If that weren't enough—and it never is for Stryker, who marked his 26th recording as a leader with Mr. T—the guitarist revisited his longstanding association with saxophonist Steve Slagle this year with the new CD Routes, done with an expanded band that has three horns melding with the quartet. That recording, by necessary intent, explores different territory, moving from steady swing, to more aggressive and angular territory ("Nothin' Wrong With It"), to serene ("Great Plains") to funky groove ("Lickety Split Lounge"). All of that music is penned by Slagle or Stryker, save for one Charles Mingus tune ("Self-Portrait in Three Colors").

To have diverse projects is not new for Stryker, whose chops can handle anything from soul to more outlandish music inspired by the likes of John Coltrane. Not only does he have the physical means to dazzle his instrument, but he has a big, warm sound that further entices the listener. He plays with feeling, not just dexterity.

"I think that's what we like about jazz is the improvisation of it and composing on the spot," says Stryker. "The longer you do it and the better you get, you're making up new melodies, not just rehashing licks. To play the music, you have to learn the language, but once you learn the language, you get past that to the next level, where you're making melodies. It's exciting."

"Also having a good feel so when people hear you" is a key, he says. "The first thing they hear is your sound and they hear your feel before they hear your notes. So if you have a good feel, and it hits people in their heart, then you're doing the right thing. That's what music should do: make you feel good."

That's what Stryker accomplishes whether with his organ trio, his partnership with Slagle or appearing with others. It's a lesson that was re-enforced working with the likes of McDuff and Turrentine. Both influences pop up. Even his association with Slagle has its beginning in McDuff's band. The CD title Routes, has the double meaning of describing the routes the two players have taken and how those paths have crossed, and also the roots of their music, which have similarities.

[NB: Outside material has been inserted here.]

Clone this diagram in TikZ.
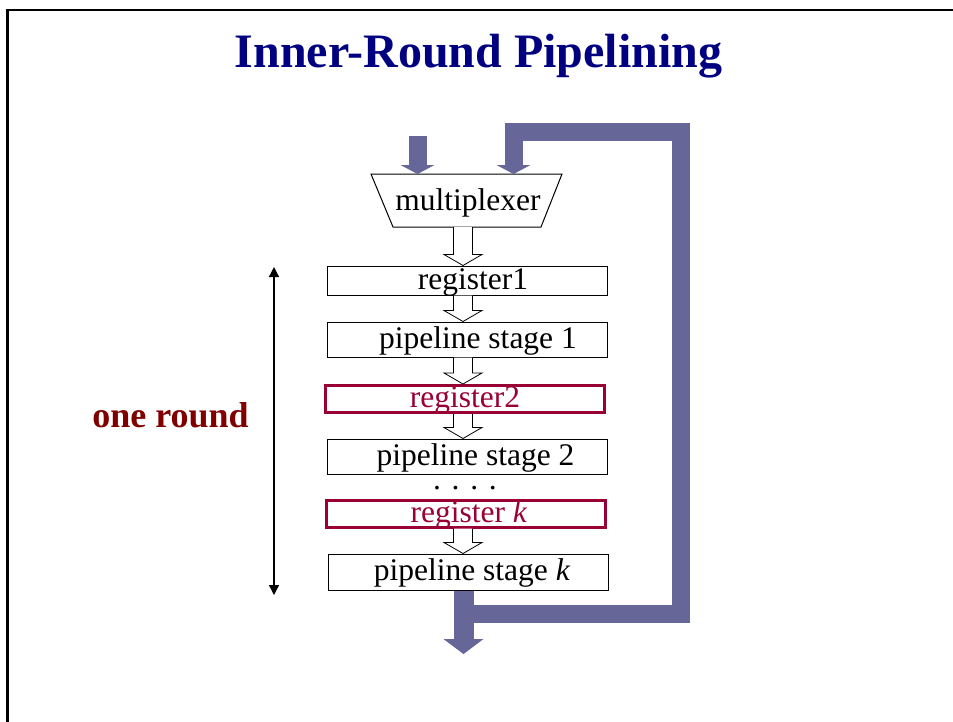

Stryker went to New York in 1980 and his first big-time job was with the organist. "McDuff had told me if I ever get to New York, to look him up. So I went up there and auditioned with him. Steve Slagle was in the band, so there's a lot of paths crossing there. When I was with McDuff, we played a steady gig up in Harlem at a place called Dude's Lounge. A lot of guys would come in there. Jimmy Smith and George Benson, Lou Donaldson and Stanley Turrentine. That's where I first met Stanley. When his guitarist couldn't make it, I went. Stanley offered me the gig."